The transformed DataArray.

Return type:

xr.DataArray

src.core.utils.sigmoid_saturation(x: float | numpy.typing.NDArray[numpy.float64], alpha: float | numpy.typing.NDArray[numpy.float64], lam: float | numpy.typing.NDArray[numpy.float64]) → float | numpy.typing.NDArray[numpy.float64]

Calculates the sigmoid saturation value for a given input.

The formula used is: alpha * (1 - exp(-lam * x)) / (1 + exp(-lam * x)).

Parameters:

• x (Union[float, npt.NDArray[np.float64]]) – The input value(s).

• alpha (Union[float, npt.NDArray[np.float64]]) – The asymptotic maximum or ceiling value(s). Must be > 0.

• lam (Union[float, npt.NDArray[np.float64]]) – The parameter(s) that affects how quickly the function approaches its upper and lower asymptotes. A higher value of lam makes the curve steeper, while a lower value makes it more gradual. Must be > 0.

Returns:

The sigmoid saturation value(s).

Return type:

Union[float, npt.NDArray[np.float64]]

Raises:

ValueError – If alpha or lam is less than or equal to 0.

src.core.utils.create_new_spend_data(spend: numpy.ndarray, adstock_max_lag: int, one_time: bool, spend_leading_up: numpy.ndarray | None = None) → numpy.ndarray

Create new spend data for the channel forward pass.

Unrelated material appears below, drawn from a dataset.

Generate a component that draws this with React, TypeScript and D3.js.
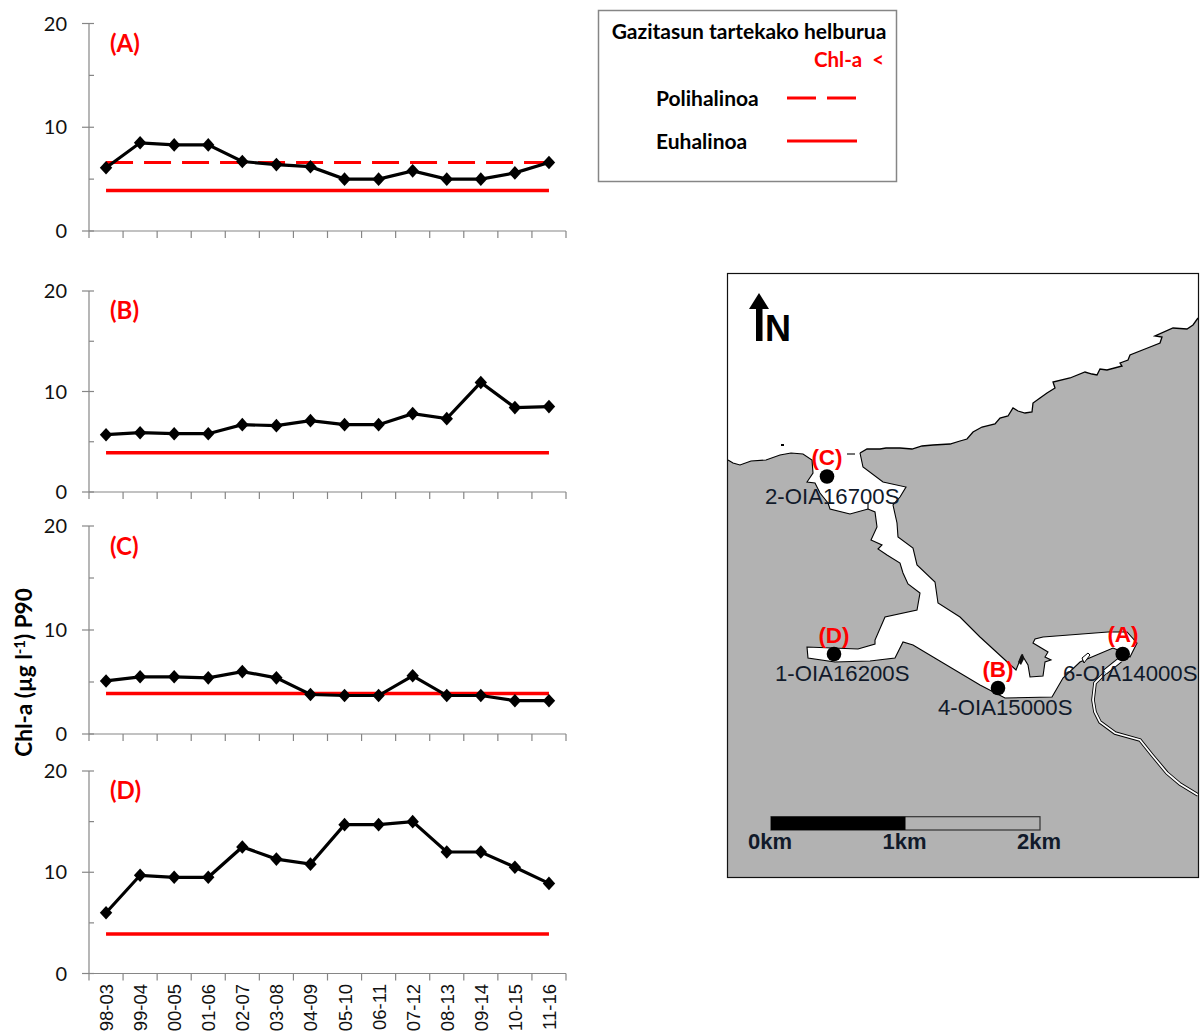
import React from "react";
import * as d3 from "d3";

const periods = ["98-03","99-04","00-05","01-06","02-07","03-08","04-09","05-10","06-11","07-12","08-13","09-14","10-15","11-16"];
const valuesA = [6.1,8.5,8.3,8.3,6.7,6.4,6.2,5.0,5.0,5.8,5.0,5.0,5.6,6.6];
const valuesB = [5.7,5.9,5.8,5.8,6.7,6.6,7.1,6.7,6.7,7.8,7.3,10.9,8.4,8.5];
const valuesC = [5.1,5.5,5.5,5.4,6.0,5.4,3.8,3.7,3.7,5.6,3.7,3.7,3.2,3.2];
const valuesD = [6.0,9.7,9.5,9.5,12.5,11.3,10.8,14.7,14.7,15.0,12.0,12.0,10.5,8.9];
const euhalineTarget = 3.9;
const polyhalineTarget = 6.6;
const majorTicks = [0,10,20];
const minorTicks = [5,15];

type P = [number, number];
const openCoast: P[] = [[860,453],[867,449],[880,449],[886,448],[900,448],[912,449],[922,446],[933,445],[950,444],[960,441],[967,439],[973,432],[982,427],[995,424],[1000,418],[1008,416],[1013,408],[1018,411],[1025,413],[1032,412],[1033,403],[1040,398],[1047,393],[1055,388],[1053,382],[1070,378],[1085,372],[1092,374],[1097,375],[1100,369],[1107,370],[1122,366],[1120,363],[1128,360],[1130,355],[1145,349],[1160,343],[1162,337],[1155,336],[1173,328],[1187,329],[1193,325],[1198,318]];
const westShore: P[] = [[728,460],[733,463],[740,465],[751,461],[766,460],[780,455],[791,453],[803,454],[812,460],[813,473],[807,482],[815,483],[820,493],[828,503],[830,509],[850,514],[868,509],[875,512],[877,527],[871,540],[882,545],[878,549],[887,555],[900,563],[903,573],[908,584],[920,593],[917,610],[885,617],[875,640],[875,644],[858,649],[807,647],[808,658],[835,662],[870,661],[895,658],[903,642],[913,645],[980,685],[1005,698],[1052,697],[1063,678],[1080,662],[1113,648],[1118,650]];
const eastShore: P[] = [[1130,657],[1137,643],[1127,632],[1108,632],[1043,637],[1035,639],[1033,643],[1048,652],[1045,657],[1051,660],[1045,662],[1043,676],[1030,677],[1028,665],[1022,655],[1020,660],[1016,670],[980,637],[960,617],[938,603],[935,582],[917,565],[913,548],[898,537],[897,523],[893,505],[900,497],[906,487],[883,482],[863,467],[860,453]];
const frameTop: P[] = [[1198,274],[728,274]];
const river: P[] = [[1115,663],[1095,683],[1093,700],[1095,712],[1100,722],[1115,733],[1140,740],[1152,755],[1167,773],[1180,784],[1198,795]];
const riverHead: P[] = [[1120,660],[1105,672]];
const jetty: P[] = [[1082,658],[1088,653],[1090,655],[1084,663]];
const mouthStub: P[] = [[847,454],[855,454]];
const bayStub: P[] = [[868,503],[868,509]];
const stationNames = ["2-OIA16700S","1-OIA16200S","4-OIA15000S","6-OIA14000S"];
const stationCodes = ["(C)","(D)","(B)","(A)"];
const stationDots: P[] = [[827,476.5],[834,654],[998,688],[1122.7,654]];
const stationCodeAt: P[] = [[827,465],[834,643],[998,677],[1123,642]];
const stationNameAt: P[] = [[765,504],[775,681],[938,715],[1063,681]];
const scaleLabels = ["0km","1km","2km"];
const scaleKm = [0,1,2];

const sans = "'Liberation Sans', Arial, sans-serif";
const lato = "Lato, sans-serif";
const RED = "#ff0000";
const AXIS = "#868686";

const xScale = d3.scaleBand<string>().domain(periods).range([89,566]);
const mapX = d3.scaleLinear().domain([727,1198]).range([727,1198]);
const mapY = d3.scaleLinear().domain([273,878]).range([273,878]);
const mapLine = d3.line<P>().x(d => mapX(d[0])).y(d => mapY(d[1]));
const kmScale = d3.scaleLinear().domain([0,2]).range([771,1040]);

function Panel({ values, label, top, bottom, labelY, poly, target }: { values: number[]; label: string; top: number; bottom: number; labelY: number; poly?: boolean; target: number }) {
  const y = d3.scaleLinear().domain([0,20]).range([bottom, top]);
  const cx = (p: string) => xScale(p)! + xScale.bandwidth() / 2;
  const line = d3.line<number>().x((_, i) => cx(periods[i])).y(v => y(v));
  const first = cx(periods[0]), last = cx(periods[periods.length - 1]);
  return (
    <g>
      <line x1={89} x2={89} y1={top} y2={bottom} stroke={AXIS} strokeWidth={1.2} />
      <line x1={89} x2={566} y1={bottom} y2={bottom} stroke={AXIS} strokeWidth={1.2} />
      {majorTicks.map(t => (
        <g key={t}>
          <line x1={82} x2={94} y1={y(t)} y2={y(t)} stroke={AXIS} strokeWidth={1.2} />
          <text x={67} y={y(t) + 7} textAnchor="end" fontFamily={lato} fontSize={20} fill="#111">{t}</text>
        </g>
      ))}
      {minorTicks.map(t => <line key={t} x1={89} x2={94} y1={y(t)} y2={y(t)} stroke={AXIS} strokeWidth={1.2} />)}
      {[...periods.map(p => xScale(p)!), 566].map((x, i) => (
        <line key={i} x1={x} x2={x} y1={bottom} y2={bottom + 7} stroke={AXIS} strokeWidth={1.2} />
      ))}
      <line x1={first} x2={last} y1={y(target)} y2={y(target)} stroke={RED} strokeWidth={3.4} />
      {poly && <line x1={first} x2={last} y1={y(polyhalineTarget)} y2={y(polyhalineTarget)} stroke={RED} strokeWidth={3} strokeDasharray="27 11" />}
      <path d={line(values) ?? ""} fill="none" stroke="#000" strokeWidth={3.2} />
      {values.map((v, i) => {
        const px = cx(periods[i]), py = y(v);
        return <path key={i} d={`M${px},${py - 6.8}L${px + 6.2},${py}L${px},${py + 6.8}L${px - 6.2},${py}Z`} fill="#000" />;
      })}
      <text x={110} y={labelY + 8} fontFamily={lato} fontWeight={700} fontSize={24} fill={RED}>{label}</text>
    </g>
  );
}

function MapPanel() {
  const water = [...westShore, ...eastShore, ...openCoast, ...frameTop];
  return (
    <g>
      <rect x={727.5} y={273.5} width={471} height={604} fill="#b2b2b2" stroke="none" />
      <path d={(mapLine(water) ?? "") + "Z"} fill="#fff" stroke="none" />
      <path d={mapLine(openCoast) ?? ""} fill="none" stroke="#000" strokeWidth={1.3} />
      <path d={mapLine([...westShore, ...eastShore]) ?? ""} fill="none" stroke="#000" strokeWidth={1.1} />
      <path d={mapLine(mouthStub) ?? ""} fill="none" stroke="#000" strokeWidth={1.1} />
      <path d={mapLine(bayStub) ?? ""} fill="none" stroke="#000" strokeWidth={1.1} />
      <path d={mapLine(river) ?? ""} fill="none" stroke="#000" strokeWidth={3.6} />
      <path d={mapLine(river) ?? ""} fill="none" stroke="#fff" strokeWidth={1.8} />
      <path d={mapLine(riverHead) ?? ""} fill="none" stroke="#000" strokeWidth={6} />
      <path d={mapLine(riverHead) ?? ""} fill="none" stroke="#fff" strokeWidth={4} />
      <path d={(mapLine(jetty) ?? "") + "Z"} fill="#fff" stroke="#000" strokeWidth={1} />
      <rect x={781} y={444} width={3} height={2} fill="#000" />
      <path d="M1018,662L1021,655L1023,654L1024,659L1021,665Z" fill="#111" />
      <rect x={727.5} y={273.5} width={471} height={604} fill="none" stroke="#111" strokeWidth={1.2} />

      <path d="M749,309L759,293L769,309L762.5,309L762.5,341L756,341L756,309Z" fill="#000" />
      <text x={765} y={341} fontFamily={sans} fontWeight={700} fontSize={36} fill="#000">N</text>

      {stationNames.map((n, i) => (
        <text key={n} x={mapX(stationNameAt[i][0])} y={mapY(stationNameAt[i][1])} fontFamily={sans} fontSize={22.2} fill="#111a2a">{n}</text>
      ))}
      {stationDots.map((d, i) => <circle key={i} cx={mapX(d[0])} cy={mapY(d[1])} r={7.3} fill="#000" />)}
      {stationCodes.map((c, i) => (
        <text key={c} x={mapX(stationCodeAt[i][0])} y={mapY(stationCodeAt[i][1])} textAnchor="middle" fontFamily={sans} fontWeight={700} fontSize={22.5} fill={RED}>{c}</text>
      ))}

      <rect x={kmScale(0)} y={816.7} width={kmScale(2) - kmScale(0)} height={13.3} fill="none" stroke="#333" strokeWidth={1.2} />
      <rect x={kmScale(0)} y={816.7} width={kmScale(1) - kmScale(0)} height={13.3} fill="#000" />
      {scaleKm.map((k, i) => (
        <text key={k} x={kmScale(k) - 1} y={849} textAnchor="middle" fontFamily={sans} fontWeight={700} fontSize={22} fill="#111a2a">{scaleLabels[i]}</text>
      ))}
    </g>
  );
}

export default function App() {
  return (
    <svg width={1200} height={1032} viewBox="0 0 1200 1032" style={{ position: "absolute", left: 0, top: 0, background: "#fff" }}>
      <Panel values={valuesA} label="(A)" top={23.5} bottom={231} labelY={44} poly target={euhalineTarget} />
      <Panel values={valuesB} label="(B)" top={291} bottom={492} labelY={311} target={euhalineTarget} />
      <Panel values={valuesC} label="(C)" top={526} bottom={734} labelY={547} target={euhalineTarget} />
      <Panel values={valuesD} label="(D)" top={771} bottom={973.5} labelY={791} target={euhalineTarget} />

      {periods.map(p => {
        const x = xScale(p)! + xScale.bandwidth() / 2;
        return (
          <text key={p} transform={`translate(${x + 7},984) rotate(-90)`} textAnchor="end" fontFamily={sans} fontSize={18.5} fill="#111">{p}</text>
        );
      })}

      <text transform="translate(32,672.5) rotate(-90)" textAnchor="middle" fontFamily={lato} fontWeight={700} fontSize={22.5} fill="#000">
        Chl-a (µg l<tspan dy={-7} fontSize={15}>-1</tspan><tspan dy={7}>) P90</tspan>
      </text>

      <rect x={598.5} y={10.5} width={298} height={171} fill="#fff" stroke={AXIS} strokeWidth={1.5} />
      <text x={749} y={39} textAnchor="middle" fontFamily={lato} fontWeight={700} fontSize={21} fill="#000">Gazitasun tartekako helburua</text>
      <text x={814} y={67} fontFamily={lato} fontWeight={700} fontSize={20.5} fill={RED} xmlSpace="preserve">Chl-a  &lt;</text>
      <text x={656} y={105.5} fontFamily={lato} fontWeight={700} fontSize={21} fill="#000">Polihalinoa</text>
      <text x={656} y={148.5} fontFamily={lato} fontWeight={700} fontSize={21} fill="#000">Euhalinoa</text>
      <line x1={787} x2={857} y1={98} y2={98} stroke={RED} strokeWidth={3.2} strokeDasharray="29 11" />
      <line x1={787} x2={857} y1={141} y2={141} stroke={RED} strokeWidth={3.2} />

      <MapPanel />
    </svg>
  );
}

Spends must be the same length as the number of channels.

Parameters:

• spend (np.ndarray) – The spend data for the channels.

• adstock_max_lag (int) – The maximum lag for the adstock transformation.

• one_time (bool) – If True, the spend is considered a one-time event, followed by zeros. If False, the spend is considered constant over adstock_max_lag + 1 periods.

• spend_leading_up (Optional[np.ndarray], optional) – The spend leading up to the first observation. Defaults to None (treated as zeros).

Returns:

The new spend data array, typically of shape (2 * adstock_max_lag + 1, n_channels).

Return type:

np.ndarray

Raises:

ValueError – If spend_leading_up is provided and its length does not match the number of channels in spend.